• **Exercise input**
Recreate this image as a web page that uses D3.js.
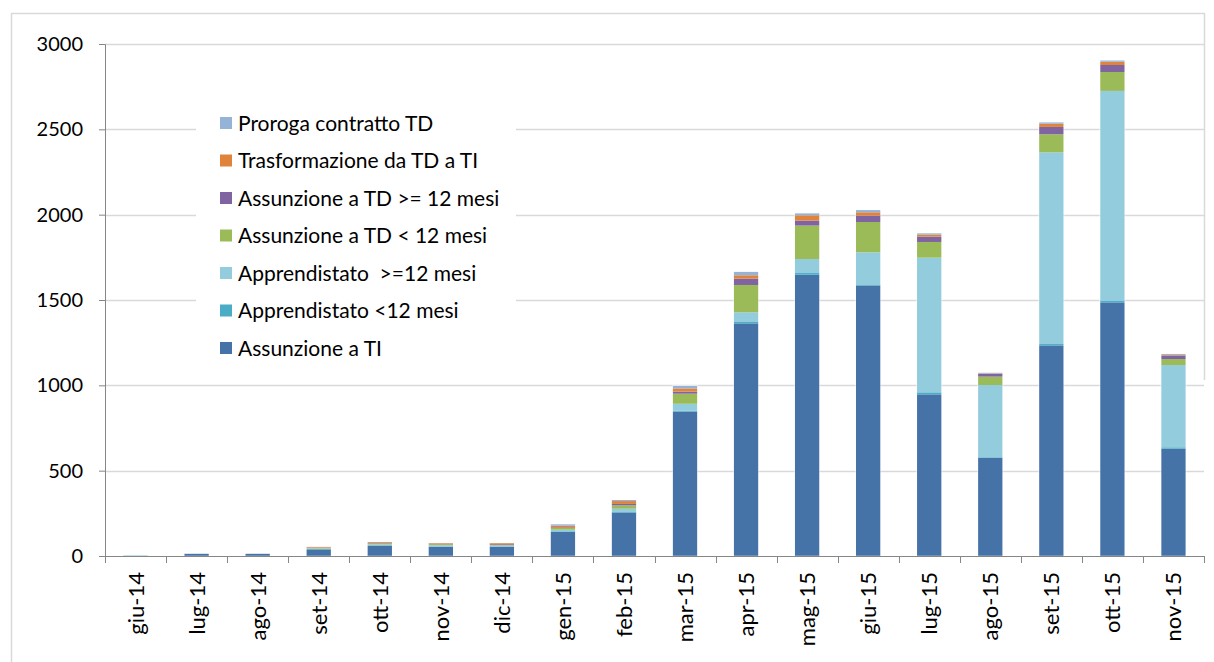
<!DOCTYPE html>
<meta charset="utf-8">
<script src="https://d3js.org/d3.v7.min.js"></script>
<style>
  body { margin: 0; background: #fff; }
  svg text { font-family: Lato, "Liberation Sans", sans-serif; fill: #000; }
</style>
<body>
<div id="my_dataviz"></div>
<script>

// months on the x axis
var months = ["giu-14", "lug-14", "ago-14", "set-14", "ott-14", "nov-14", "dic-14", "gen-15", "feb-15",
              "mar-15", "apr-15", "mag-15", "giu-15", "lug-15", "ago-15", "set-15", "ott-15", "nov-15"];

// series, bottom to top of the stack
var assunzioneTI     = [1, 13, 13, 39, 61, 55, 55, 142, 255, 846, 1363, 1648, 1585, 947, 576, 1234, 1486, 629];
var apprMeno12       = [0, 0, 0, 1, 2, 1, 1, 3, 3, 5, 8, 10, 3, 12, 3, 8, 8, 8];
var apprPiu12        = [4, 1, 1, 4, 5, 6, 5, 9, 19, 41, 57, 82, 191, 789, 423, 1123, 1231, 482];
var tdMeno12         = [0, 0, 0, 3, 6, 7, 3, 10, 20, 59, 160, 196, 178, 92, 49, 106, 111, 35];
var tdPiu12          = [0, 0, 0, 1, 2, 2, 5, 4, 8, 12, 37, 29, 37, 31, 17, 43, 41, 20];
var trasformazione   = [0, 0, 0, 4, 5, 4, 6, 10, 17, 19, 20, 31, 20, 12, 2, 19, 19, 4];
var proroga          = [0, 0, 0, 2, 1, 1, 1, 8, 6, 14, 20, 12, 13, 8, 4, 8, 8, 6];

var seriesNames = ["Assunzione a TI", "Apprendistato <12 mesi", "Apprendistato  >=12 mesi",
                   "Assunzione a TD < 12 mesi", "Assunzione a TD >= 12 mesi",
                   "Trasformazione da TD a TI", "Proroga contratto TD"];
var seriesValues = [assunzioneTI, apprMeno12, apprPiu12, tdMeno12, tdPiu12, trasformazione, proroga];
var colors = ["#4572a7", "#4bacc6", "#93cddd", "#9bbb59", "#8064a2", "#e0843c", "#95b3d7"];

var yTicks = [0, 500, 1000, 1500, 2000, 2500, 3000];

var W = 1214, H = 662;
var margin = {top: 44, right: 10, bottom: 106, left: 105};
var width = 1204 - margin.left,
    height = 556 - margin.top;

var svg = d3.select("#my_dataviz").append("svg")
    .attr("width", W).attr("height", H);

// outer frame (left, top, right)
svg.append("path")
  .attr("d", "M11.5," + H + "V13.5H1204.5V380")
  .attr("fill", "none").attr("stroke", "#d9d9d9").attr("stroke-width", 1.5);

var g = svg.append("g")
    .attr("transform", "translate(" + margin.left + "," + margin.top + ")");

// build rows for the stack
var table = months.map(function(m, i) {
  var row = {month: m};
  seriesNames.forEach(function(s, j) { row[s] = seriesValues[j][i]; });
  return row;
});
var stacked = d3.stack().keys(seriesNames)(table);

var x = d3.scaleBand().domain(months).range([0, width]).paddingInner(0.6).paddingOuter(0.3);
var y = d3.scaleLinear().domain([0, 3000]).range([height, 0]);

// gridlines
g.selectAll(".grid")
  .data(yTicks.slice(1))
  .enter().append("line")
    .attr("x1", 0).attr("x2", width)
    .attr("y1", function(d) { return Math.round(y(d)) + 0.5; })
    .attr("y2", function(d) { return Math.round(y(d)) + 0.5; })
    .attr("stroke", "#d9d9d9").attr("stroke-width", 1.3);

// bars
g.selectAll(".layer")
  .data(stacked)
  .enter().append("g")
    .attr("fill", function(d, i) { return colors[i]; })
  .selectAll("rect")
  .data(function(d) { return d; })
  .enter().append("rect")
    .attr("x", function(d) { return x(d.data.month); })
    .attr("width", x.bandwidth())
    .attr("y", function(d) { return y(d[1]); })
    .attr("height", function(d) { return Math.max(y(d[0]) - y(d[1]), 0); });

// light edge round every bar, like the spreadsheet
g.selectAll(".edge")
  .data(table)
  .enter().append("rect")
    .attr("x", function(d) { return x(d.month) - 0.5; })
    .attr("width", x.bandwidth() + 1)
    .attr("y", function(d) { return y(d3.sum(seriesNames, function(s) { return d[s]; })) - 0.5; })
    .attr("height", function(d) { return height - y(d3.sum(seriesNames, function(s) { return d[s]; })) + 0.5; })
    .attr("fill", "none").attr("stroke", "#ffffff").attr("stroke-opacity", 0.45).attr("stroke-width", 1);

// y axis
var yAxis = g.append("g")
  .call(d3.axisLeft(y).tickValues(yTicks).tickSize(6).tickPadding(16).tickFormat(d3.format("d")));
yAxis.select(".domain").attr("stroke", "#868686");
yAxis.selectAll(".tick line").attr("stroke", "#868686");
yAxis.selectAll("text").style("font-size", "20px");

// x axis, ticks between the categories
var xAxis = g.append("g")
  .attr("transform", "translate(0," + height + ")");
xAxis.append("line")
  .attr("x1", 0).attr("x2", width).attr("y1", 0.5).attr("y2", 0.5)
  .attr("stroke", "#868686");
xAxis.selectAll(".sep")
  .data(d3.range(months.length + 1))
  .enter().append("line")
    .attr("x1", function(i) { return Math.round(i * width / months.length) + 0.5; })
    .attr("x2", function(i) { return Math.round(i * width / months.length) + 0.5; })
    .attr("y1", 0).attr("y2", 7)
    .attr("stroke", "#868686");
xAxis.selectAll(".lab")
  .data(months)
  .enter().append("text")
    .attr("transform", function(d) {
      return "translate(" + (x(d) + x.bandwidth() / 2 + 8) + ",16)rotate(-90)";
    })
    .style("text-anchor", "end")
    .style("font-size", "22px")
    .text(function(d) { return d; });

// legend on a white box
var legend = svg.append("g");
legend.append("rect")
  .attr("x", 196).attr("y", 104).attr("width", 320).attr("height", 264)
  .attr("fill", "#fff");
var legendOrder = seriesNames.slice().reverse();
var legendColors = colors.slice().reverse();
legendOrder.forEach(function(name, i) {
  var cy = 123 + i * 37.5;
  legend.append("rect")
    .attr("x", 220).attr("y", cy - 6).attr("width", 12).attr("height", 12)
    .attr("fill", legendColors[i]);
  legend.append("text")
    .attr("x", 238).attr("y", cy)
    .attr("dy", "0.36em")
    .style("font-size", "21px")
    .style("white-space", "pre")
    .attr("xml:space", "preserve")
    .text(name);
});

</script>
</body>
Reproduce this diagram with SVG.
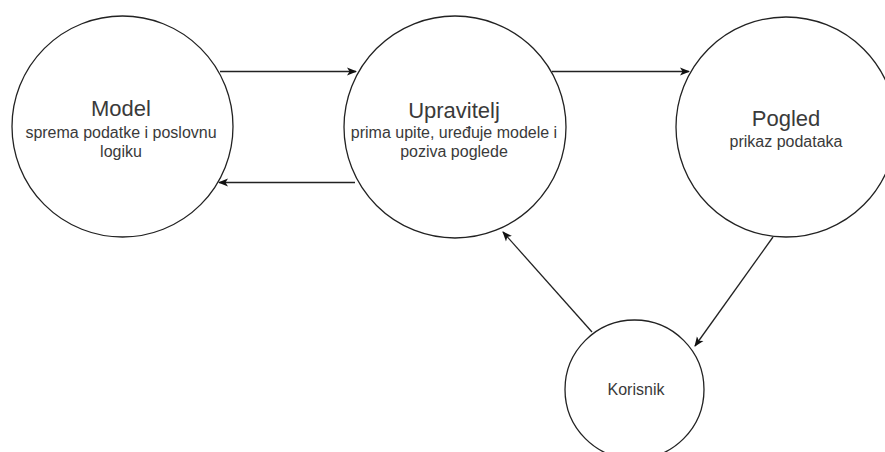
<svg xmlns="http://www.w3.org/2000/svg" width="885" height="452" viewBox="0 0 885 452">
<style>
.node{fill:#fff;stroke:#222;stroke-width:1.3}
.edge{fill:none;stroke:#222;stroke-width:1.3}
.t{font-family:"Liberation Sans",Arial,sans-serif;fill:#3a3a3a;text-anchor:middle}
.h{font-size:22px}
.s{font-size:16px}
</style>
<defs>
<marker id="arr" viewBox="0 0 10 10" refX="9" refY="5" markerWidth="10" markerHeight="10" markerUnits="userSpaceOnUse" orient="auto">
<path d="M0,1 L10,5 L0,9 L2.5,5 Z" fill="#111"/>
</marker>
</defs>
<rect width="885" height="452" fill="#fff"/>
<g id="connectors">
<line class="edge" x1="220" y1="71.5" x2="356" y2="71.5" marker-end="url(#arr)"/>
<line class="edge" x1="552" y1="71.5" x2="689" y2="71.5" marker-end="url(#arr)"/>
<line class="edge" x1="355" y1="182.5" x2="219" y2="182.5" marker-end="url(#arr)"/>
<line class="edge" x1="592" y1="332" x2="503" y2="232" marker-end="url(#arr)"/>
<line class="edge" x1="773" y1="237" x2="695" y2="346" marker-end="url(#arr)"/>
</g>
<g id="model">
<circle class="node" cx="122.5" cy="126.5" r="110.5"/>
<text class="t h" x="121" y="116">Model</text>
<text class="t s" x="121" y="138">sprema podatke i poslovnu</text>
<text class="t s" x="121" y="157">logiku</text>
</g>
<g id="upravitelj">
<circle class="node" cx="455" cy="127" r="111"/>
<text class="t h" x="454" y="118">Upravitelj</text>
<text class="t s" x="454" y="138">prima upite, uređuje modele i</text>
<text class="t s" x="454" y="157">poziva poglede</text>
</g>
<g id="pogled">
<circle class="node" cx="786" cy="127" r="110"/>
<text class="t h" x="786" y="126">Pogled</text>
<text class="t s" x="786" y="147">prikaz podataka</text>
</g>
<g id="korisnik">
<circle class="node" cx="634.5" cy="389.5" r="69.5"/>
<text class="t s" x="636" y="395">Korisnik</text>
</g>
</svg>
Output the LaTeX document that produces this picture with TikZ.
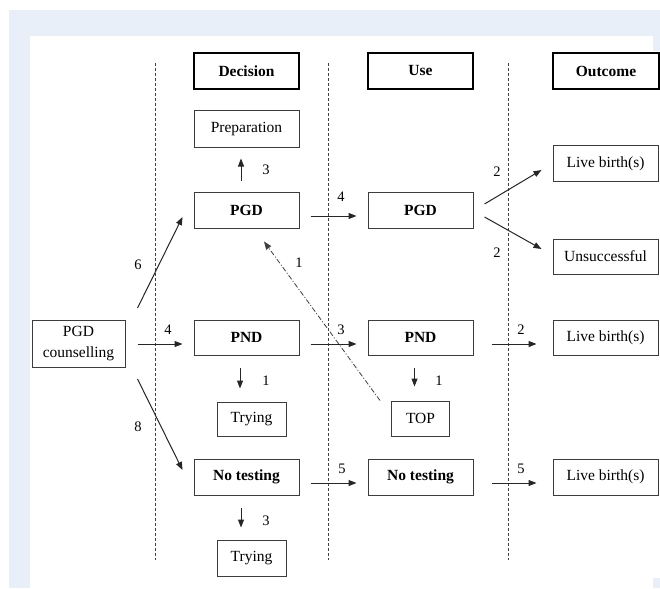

• **Set task**
Transcribe, from the records above, the first line and every line after it up to and including the line with "8, 4, 8, 8, 6];"; omit pictures.

• **Expected output**
Recreate this image as a web page that uses D3.js.
<!DOCTYPE html>
<meta charset="utf-8">
<script src="https://d3js.org/d3.v7.min.js"></script>
<style>
  body { margin: 0; background: #fff; }
  svg text { font-family: Lato, "Liberation Sans", sans-serif; fill: #000; }
</style>
<body>
<div id="my_dataviz"></div>
<script>

// months on the x axis
var months = ["giu-14", "lug-14", "ago-14", "set-14", "ott-14", "nov-14", "dic-14", "gen-15", "feb-15",
              "mar-15", "apr-15", "mag-15", "giu-15", "lug-15", "ago-15", "set-15", "ott-15", "nov-15"];

// series, bottom to top of the stack
var assunzioneTI     = [1, 13, 13, 39, 61, 55, 55, 142, 255, 846, 1363, 1648, 1585, 947, 576, 1234, 1486, 629];
var apprMeno12       = [0, 0, 0, 1, 2, 1, 1, 3, 3, 5, 8, 10, 3, 12, 3, 8, 8, 8];
var apprPiu12        = [4, 1, 1, 4, 5, 6, 5, 9, 19, 41, 57, 82, 191, 789, 423, 1123, 1231, 482];
var tdMeno12         = [0, 0, 0, 3, 6, 7, 3, 10, 20, 59, 160, 196, 178, 92, 49, 106, 111, 35];
var tdPiu12          = [0, 0, 0, 1, 2, 2, 5, 4, 8, 12, 37, 29, 37, 31, 17, 43, 41, 20];
var trasformazione   = [0, 0, 0, 4, 5, 4, 6, 10, 17, 19, 20, 31, 20, 12, 2, 19, 19, 4];
var proroga          = [0, 0, 0, 2, 1, 1, 1, 8, 6, 14, 20, 12, 13, 8, 4, 8, 8, 6];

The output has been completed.